══ Dataset excerpt
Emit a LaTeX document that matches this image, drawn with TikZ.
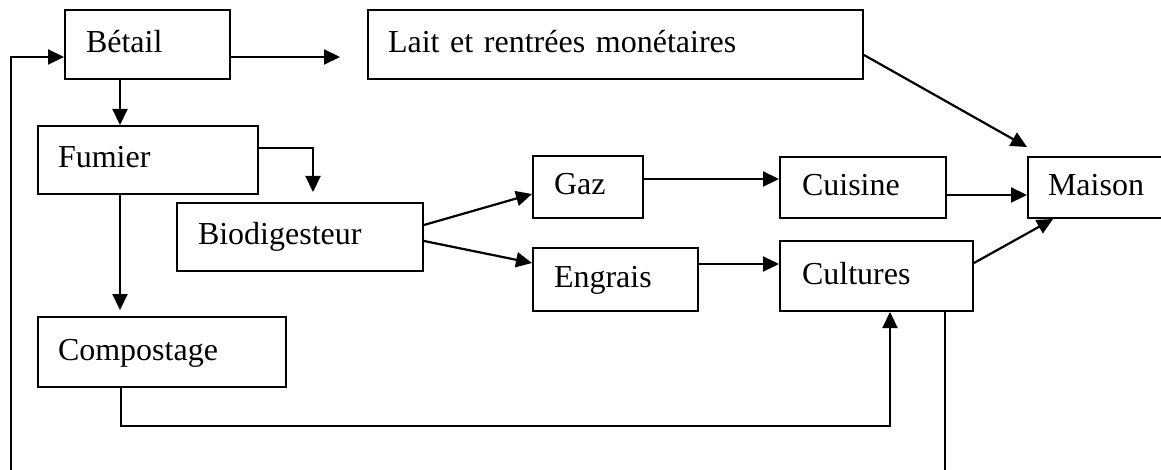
\documentclass[tikz,border=0pt]{standalone}
\usepackage{fontspec}
\setmainfont{Liberation Serif}
\usetikzlibrary{arrows.meta}
\begin{document}
\begin{tikzpicture}[x=1pt,y=-1pt,
  box/.style={draw,line width=2pt,align=left,inner ysep=0pt,
    text height=24pt,text depth=8pt,font=\fontsize{32}{38}\selectfont},
  arr/.style={line width=2.2pt,-{Triangle[length=16pt,width=15pt]}},
  ln/.style={line width=2.2pt}]
\useasboundingbox (0,0) rectangle (1161,470);
% boxes
\node[box,minimum width=165pt,minimum height=69pt,inner xsep=21pt,text width=123pt] (betail) at (147.5,44.5) {Bétail};
\node[box,minimum width=495pt,minimum height=69pt,inner xsep=20pt,text width=455pt] (lait) at (615.5,44.5) {Lait et rentrées monétaires};
\node[box,minimum width=220pt,minimum height=68pt,inner xsep=20pt,text width=180pt] (fumier) at (148,160) {Fumier};
\node[box,minimum width=246pt,minimum height=68pt,inner xsep=21pt,text width=204pt] (bio) at (300,237) {Biodigesteur};
\node[box,minimum width=248pt,minimum height=70pt,inner xsep=20pt,text width=208pt] (compost) at (162,352) {Compostage};
\node[box,minimum width=110pt,minimum height=62pt,inner xsep=21pt,text width=68pt] (gaz) at (588,187) {Gaz};
\node[box,minimum width=165pt,minimum height=63pt,inner xsep=21pt,text width=123pt] (engrais) at (615.5,279.5) {Engrais};
\node[box,minimum width=166pt,minimum height=61pt,inner xsep=22pt,text width=122pt] (cuisine) at (863,187.5) {Cuisine};
\node[box,minimum width=193pt,minimum height=70pt,inner xsep=22pt,text width=149pt] (cultures) at (876.5,276) {Cultures};
\node[box,minimum width=140pt,minimum height=61pt,inner xsep=20pt,text width=100pt] (maison) at (1098,187.5) {Maison};
% free ends
\coordinate (laitin) at (340,57);
\coordinate (loopL) at (11,470);
\coordinate (loopR) at (945,470);
\coordinate (bottomC) at (890,426);
% connectors
\draw[arr] (betail.east |- laitin) -- (laitin);
\draw[arr] (loopL) |- ([yshift=-12.5pt]betail.west);
\draw[arr] ([xshift=-27.5pt]betail.south) -- ([xshift=-28pt]fumier.north);
\draw[arr] ([yshift=12pt]fumier.east) -| ([xshift=13pt,yshift=10pt]bio.north);
\draw[arr] ([xshift=-28pt]fumier.south) -- ([xshift=-42pt,yshift=6pt]compost.north);
\draw[arr] ([xshift=-41pt]compost.south) |- (bottomC) -- ([xshift=13.5pt]cultures.south);
\draw[ln] ([xshift=68.5pt]cultures.south) -- (loopR);
\draw[arr] ([yshift=12pt]bio.east) -- ([yshift=-7pt]gaz.west);
\draw[arr] ([yshift=-4pt]bio.east) -- ([yshift=16.5pt]engrais.west);
\draw[arr] ([yshift=8pt]gaz.east) -- ([yshift=8pt]gaz.east -| cuisine.west);
\draw[arr] ([yshift=15.5pt]engrais.east) -- ([yshift=15.5pt]engrais.east -| cultures.west);
\draw[arr] ([yshift=-7.5pt]cuisine.east) -- ([yshift=-7.5pt]cuisine.east -| maison.west);
\draw[arr] ([yshift=13pt]cultures.east) -- ([xshift=-45pt]maison.south);
\draw[arr] ([yshift=-10.5pt]lait.east) -- ([xshift=-71pt,yshift=9pt]maison.north);
\end{tikzpicture}
\end{document}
════
What you are asked to do ->
Without the pictures, retype the whole of the material above exactly.

Solution to the exercise ->
Emit a LaTeX document that matches this image, drawn with TikZ.
\documentclass[tikz,border=0pt]{standalone}
\usepackage{fontspec}
\setmainfont{Liberation Serif}
\usetikzlibrary{arrows.meta}
\begin{document}
\begin{tikzpicture}[x=1pt,y=-1pt,
  box/.style={draw,line width=2pt,align=left,inner ysep=0pt,
    text height=24pt,text depth=8pt,font=\fontsize{32}{38}\selectfont},
  arr/.style={line width=2.2pt,-{Triangle[length=16pt,width=15pt]}},
  ln/.style={line width=2.2pt}]
\useasboundingbox (0,0) rectangle (1161,470);
% boxes
\node[box,minimum width=165pt,minimum height=69pt,inner xsep=21pt,text width=123pt] (betail) at (147.5,44.5) {Bétail};
\node[box,minimum width=495pt,minimum height=69pt,inner xsep=20pt,text width=455pt] (lait) at (615.5,44.5) {Lait et rentrées monétaires};
\node[box,minimum width=220pt,minimum height=68pt,inner xsep=20pt,text width=180pt] (fumier) at (148,160) {Fumier};
\node[box,minimum width=246pt,minimum height=68pt,inner xsep=21pt,text width=204pt] (bio) at (300,237) {Biodigesteur};
\node[box,minimum width=248pt,minimum height=70pt,inner xsep=20pt,text width=208pt] (compost) at (162,352) {Compostage};
\node[box,minimum width=110pt,minimum height=62pt,inner xsep=21pt,text width=68pt] (gaz) at (588,187) {Gaz};
\node[box,minimum width=165pt,minimum height=63pt,inner xsep=21pt,text width=123pt] (engrais) at (615.5,279.5) {Engrais};
\node[box,minimum width=166pt,minimum height=61pt,inner xsep=22pt,text width=122pt] (cuisine) at (863,187.5) {Cuisine};
\node[box,minimum width=193pt,minimum height=70pt,inner xsep=22pt,text width=149pt] (cultures) at (876.5,276) {Cultures};
\node[box,minimum width=140pt,minimum height=61pt,inner xsep=20pt,text width=100pt] (maison) at (1098,187.5) {Maison};
% free ends
\coordinate (laitin) at (340,57);
\coordinate (loopL) at (11,470);
\coordinate (loopR) at (945,470);
\coordinate (bottomC) at (890,426);
% connectors
\draw[arr] (betail.east |- laitin) -- (laitin);
\draw[arr] (loopL) |- ([yshift=-12.5pt]betail.west);
\draw[arr] ([xshift=-27.5pt]betail.south) -- ([xshift=-28pt]fumier.north);
\draw[arr] ([yshift=12pt]fumier.east) -| ([xshift=13pt,yshift=10pt]bio.north);
\draw[arr] ([xshift=-28pt]fumier.south) -- ([xshift=-42pt,yshift=6pt]compost.north);
\draw[arr] ([xshift=-41pt]compost.south) |- (bottomC) -- ([xshift=13.5pt]cultures.south);
\draw[ln] ([xshift=68.5pt]cultures.south) -- (loopR);
\draw[arr] ([yshift=12pt]bio.east) -- ([yshift=-7pt]gaz.west);
\draw[arr] ([yshift=-4pt]bio.east) -- ([yshift=16.5pt]engrais.west);
\draw[arr] ([yshift=8pt]gaz.east) -- ([yshift=8pt]gaz.east -| cuisine.west);
\draw[arr] ([yshift=15.5pt]engrais.east) -- ([yshift=15.5pt]engrais.east -| cultures.west);
\draw[arr] ([yshift=-7.5pt]cuisine.east) -- ([yshift=-7.5pt]cuisine.east -| maison.west);
\draw[arr] ([yshift=13pt]cultures.east) -- ([xshift=-45pt]maison.south);
\draw[arr] ([yshift=-10.5pt]lait.east) -- ([xshift=-71pt,yshift=9pt]maison.north);
\end{tikzpicture}
\end{document}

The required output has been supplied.